Par son intense production livresque (près de 150 ouvrages de son vivant), Fabre se constitue un pactole qui va lui permettre de réaliser son rêve : acquérir un coin de Provence où il puisse entasser toutes ses trouvailles et observer la nature à loisir, chez lui. En 1879, à 56 ans, il achète une propriété abandonnée à Sérignan-du-Comtat (Vaucluse) qu’il intitule l’Harmas, c’est-à-dire la friche. C’est là qu’il achève la rédaction de ses fameux Souvenirs entomologiques (10 tomes), qui décrivent la vie des insectes au quotidien et surtout ce mystérieux instinct qui les guide à coup sûr. Ces Souvenirs seront traduits en une quinzaine de langues et lui permettront de dialoguer par lettres avec Charles Darwin. Fabre, observateur d’un instinct qu’il n’explique pas, n’accepte pas la théorie de l’évolution du savant anglais, le transformisme. Il reste résolument fixiste. Les milieux universitaires le snobent, car on y publie pour ses pairs, donc pour la carrière, et non pour répandre le savoir jusque dans les cours d’école. L’entomologiste n’en a cure : il préfère raconter les prouesses du scorpion vivant plutôt que d’étudier son cadavre en laboratoire.

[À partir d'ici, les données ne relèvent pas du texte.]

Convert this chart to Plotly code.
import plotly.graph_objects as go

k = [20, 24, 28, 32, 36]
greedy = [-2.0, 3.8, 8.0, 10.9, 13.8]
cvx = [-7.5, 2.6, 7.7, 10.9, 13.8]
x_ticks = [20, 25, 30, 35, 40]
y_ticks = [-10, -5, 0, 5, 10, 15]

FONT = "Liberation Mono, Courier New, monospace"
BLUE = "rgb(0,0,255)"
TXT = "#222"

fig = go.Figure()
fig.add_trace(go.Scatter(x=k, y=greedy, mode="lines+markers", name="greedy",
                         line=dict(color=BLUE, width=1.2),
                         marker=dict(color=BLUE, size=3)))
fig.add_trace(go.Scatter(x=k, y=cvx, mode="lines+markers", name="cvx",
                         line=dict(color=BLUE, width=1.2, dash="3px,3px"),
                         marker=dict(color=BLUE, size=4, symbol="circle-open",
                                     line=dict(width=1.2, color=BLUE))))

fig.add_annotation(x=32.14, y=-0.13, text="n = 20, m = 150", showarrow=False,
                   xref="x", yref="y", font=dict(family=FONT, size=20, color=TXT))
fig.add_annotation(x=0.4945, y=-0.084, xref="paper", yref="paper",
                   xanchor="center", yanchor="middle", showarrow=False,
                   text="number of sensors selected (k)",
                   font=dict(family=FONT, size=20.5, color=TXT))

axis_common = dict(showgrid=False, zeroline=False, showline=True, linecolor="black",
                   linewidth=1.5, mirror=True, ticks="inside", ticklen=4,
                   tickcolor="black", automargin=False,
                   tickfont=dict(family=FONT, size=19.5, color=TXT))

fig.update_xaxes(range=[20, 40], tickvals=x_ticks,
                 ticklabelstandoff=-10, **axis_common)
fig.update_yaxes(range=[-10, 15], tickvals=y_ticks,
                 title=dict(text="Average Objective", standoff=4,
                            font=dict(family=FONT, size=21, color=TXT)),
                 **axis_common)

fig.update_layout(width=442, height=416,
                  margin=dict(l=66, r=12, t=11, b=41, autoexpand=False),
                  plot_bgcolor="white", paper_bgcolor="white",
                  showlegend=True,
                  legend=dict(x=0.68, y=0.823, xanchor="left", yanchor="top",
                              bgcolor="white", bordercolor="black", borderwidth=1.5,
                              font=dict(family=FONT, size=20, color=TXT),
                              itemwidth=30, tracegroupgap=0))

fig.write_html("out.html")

Fabre ne se complaît cependant pas dans une vie sereine et tranquille. Il se met à peindre les champignons, avec un talent d’aquarelliste qu’on ne soupçonnait pas. Il va ainsi peindre 599 planches, qui sont aujourd’hui cotées en Bourse ! A la mort de sa femme, en 1885, il épouse sa bonne, qui lui donne trois nouveaux enfants, dont un fils qui va mourir à seize ans. Malgré sa peine, immense, il poursuit la rédaction de ses souvenirs, qu’un de ses fils va illustrer de photographies. Il est désormais une figure nationale, que le président Poincaré viendra saluer en 1913. On fait son portrait, on sculpte son buste. C’est la gloire. Mais elle ne lui monte pas à la tête. Humble il est né, humble il a vécu, humble il mourra, à 92 ans en pleine guerre, en 1915, alors qu’il a un fils sur le front.

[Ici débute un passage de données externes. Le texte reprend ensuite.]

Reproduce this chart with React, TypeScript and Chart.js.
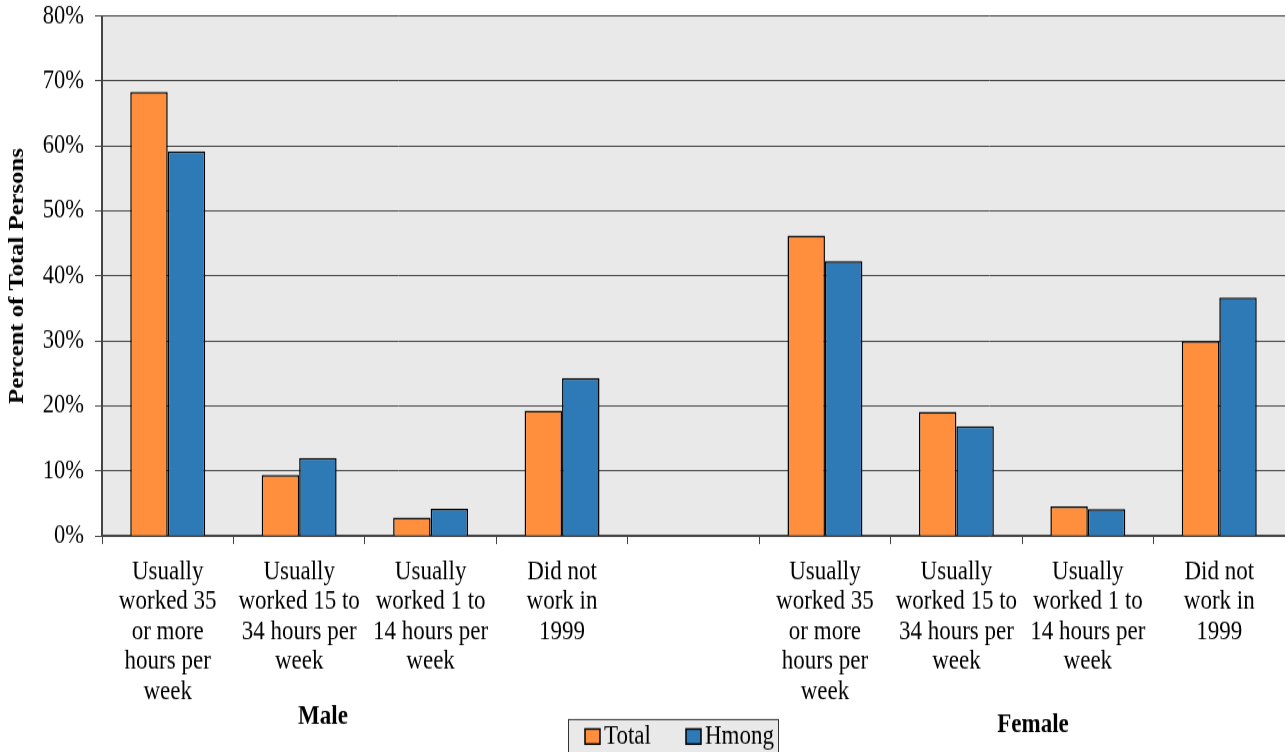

En dehors du film Monsieur Fabre (1951), où son rôle est tenu par Pierre Fresnay, le grand naturaliste est un peu oublié aujourd’hui. Son souvenir est encore vif en Provence, où la ville d’Avignon l’a célébré en 2015 par deux expositions au Palais du Roure et au musée Louis Vouland. Ses plus grands admirateurs se trouvent aujourd’hui au Japon, d’où ils n’hésitent à venir faire le pèlerinage au Harmas, devenu propriété du Muséum national d’histoire naturelle.